__INSTRUCTIONS TO FOLLOW__
Count every line where "this" occurs. Give the total alone.

(Figure scripts)
-- Begin --

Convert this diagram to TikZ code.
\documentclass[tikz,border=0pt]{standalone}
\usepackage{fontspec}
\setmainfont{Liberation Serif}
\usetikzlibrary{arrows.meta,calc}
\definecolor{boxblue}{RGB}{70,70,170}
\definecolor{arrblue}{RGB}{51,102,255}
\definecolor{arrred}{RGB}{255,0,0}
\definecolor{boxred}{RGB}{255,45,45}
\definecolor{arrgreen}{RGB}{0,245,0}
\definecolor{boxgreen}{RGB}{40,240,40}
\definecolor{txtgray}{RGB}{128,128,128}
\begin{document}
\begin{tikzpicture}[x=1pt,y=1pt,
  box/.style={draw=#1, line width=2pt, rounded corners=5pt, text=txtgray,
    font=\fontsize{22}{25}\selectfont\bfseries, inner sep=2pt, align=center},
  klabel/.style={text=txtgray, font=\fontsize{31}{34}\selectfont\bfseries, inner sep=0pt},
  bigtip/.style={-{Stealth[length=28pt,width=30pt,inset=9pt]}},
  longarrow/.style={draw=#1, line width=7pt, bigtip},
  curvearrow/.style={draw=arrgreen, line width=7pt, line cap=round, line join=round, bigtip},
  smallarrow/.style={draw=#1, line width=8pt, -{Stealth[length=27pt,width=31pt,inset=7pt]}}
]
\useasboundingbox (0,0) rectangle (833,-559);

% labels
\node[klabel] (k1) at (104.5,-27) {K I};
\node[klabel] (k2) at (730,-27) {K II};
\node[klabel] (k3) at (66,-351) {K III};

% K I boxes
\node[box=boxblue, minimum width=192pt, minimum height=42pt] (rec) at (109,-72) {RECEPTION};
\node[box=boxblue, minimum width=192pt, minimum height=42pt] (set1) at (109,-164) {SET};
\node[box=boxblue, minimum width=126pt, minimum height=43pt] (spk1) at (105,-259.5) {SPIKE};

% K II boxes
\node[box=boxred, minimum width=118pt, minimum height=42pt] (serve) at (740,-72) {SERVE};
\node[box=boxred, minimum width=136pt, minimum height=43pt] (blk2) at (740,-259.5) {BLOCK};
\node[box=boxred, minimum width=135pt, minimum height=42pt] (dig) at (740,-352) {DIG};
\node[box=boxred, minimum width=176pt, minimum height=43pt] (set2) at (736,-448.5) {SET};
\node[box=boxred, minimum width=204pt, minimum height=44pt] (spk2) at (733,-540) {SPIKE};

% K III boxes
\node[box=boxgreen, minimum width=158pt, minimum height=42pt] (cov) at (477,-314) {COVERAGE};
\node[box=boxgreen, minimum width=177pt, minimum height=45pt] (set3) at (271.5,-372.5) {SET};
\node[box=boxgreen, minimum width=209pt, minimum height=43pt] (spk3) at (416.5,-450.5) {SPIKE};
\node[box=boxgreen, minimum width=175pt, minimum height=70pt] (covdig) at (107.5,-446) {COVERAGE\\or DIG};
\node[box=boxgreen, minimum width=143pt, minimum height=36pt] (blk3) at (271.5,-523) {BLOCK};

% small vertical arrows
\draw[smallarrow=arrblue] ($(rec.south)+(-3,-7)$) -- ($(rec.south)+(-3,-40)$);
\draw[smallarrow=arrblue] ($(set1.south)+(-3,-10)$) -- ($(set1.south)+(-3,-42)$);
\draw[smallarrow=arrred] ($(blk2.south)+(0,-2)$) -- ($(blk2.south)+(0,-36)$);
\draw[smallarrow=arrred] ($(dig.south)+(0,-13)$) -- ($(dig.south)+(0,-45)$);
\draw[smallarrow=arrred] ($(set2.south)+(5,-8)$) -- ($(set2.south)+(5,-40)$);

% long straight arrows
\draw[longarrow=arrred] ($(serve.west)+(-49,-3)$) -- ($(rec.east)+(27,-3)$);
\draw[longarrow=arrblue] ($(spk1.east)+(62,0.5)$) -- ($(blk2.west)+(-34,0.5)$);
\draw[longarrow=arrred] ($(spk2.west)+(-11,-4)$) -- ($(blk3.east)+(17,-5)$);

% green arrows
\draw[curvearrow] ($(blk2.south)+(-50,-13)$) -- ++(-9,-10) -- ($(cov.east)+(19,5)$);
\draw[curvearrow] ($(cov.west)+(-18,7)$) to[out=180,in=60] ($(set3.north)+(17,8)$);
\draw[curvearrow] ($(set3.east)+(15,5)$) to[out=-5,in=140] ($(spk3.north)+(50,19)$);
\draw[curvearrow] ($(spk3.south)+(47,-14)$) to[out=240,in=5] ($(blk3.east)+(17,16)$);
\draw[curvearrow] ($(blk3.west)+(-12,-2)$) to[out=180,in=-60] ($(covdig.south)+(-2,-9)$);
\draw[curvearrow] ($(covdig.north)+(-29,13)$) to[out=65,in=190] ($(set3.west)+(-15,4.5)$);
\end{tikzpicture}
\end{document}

-- End --
-- Begin --

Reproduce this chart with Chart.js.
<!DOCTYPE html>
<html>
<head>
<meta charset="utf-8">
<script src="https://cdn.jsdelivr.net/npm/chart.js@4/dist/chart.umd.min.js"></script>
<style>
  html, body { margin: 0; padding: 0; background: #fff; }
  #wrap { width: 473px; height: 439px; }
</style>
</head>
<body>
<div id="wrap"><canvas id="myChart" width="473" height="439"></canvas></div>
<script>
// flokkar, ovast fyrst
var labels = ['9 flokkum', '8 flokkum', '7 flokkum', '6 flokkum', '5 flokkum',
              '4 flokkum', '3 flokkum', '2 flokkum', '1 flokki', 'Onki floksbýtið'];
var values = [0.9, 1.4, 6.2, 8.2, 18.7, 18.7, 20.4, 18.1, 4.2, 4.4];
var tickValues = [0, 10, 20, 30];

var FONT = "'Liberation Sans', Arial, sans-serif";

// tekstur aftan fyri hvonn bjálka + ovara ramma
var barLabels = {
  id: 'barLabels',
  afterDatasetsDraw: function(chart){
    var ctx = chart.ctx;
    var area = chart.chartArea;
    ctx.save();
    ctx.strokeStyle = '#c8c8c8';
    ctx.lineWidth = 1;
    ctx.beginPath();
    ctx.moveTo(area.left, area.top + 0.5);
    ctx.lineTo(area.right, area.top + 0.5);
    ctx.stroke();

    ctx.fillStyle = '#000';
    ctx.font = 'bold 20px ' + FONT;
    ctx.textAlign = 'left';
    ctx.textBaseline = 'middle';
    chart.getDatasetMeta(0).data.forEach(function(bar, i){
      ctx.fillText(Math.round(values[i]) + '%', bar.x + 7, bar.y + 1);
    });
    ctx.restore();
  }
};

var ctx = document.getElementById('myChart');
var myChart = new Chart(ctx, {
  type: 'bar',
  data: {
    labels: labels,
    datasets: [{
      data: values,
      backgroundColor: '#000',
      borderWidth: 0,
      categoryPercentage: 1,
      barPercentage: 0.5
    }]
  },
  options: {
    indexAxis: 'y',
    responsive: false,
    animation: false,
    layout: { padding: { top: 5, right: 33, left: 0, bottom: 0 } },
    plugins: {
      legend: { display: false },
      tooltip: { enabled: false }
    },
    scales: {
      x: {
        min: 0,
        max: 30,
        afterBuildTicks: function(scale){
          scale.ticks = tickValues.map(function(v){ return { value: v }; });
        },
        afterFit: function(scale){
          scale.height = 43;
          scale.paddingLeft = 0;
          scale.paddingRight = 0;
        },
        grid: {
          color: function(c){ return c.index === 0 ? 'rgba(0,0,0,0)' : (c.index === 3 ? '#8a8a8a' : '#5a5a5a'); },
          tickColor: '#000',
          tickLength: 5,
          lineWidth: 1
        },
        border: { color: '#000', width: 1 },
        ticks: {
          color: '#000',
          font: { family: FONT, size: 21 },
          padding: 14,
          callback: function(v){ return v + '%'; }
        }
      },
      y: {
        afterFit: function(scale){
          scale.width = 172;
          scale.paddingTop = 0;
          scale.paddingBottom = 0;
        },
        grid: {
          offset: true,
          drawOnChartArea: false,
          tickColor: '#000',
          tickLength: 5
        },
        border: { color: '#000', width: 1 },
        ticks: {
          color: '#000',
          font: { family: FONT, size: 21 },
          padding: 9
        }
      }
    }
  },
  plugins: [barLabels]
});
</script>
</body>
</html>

-- End --

__OUTPUT BELOW__
2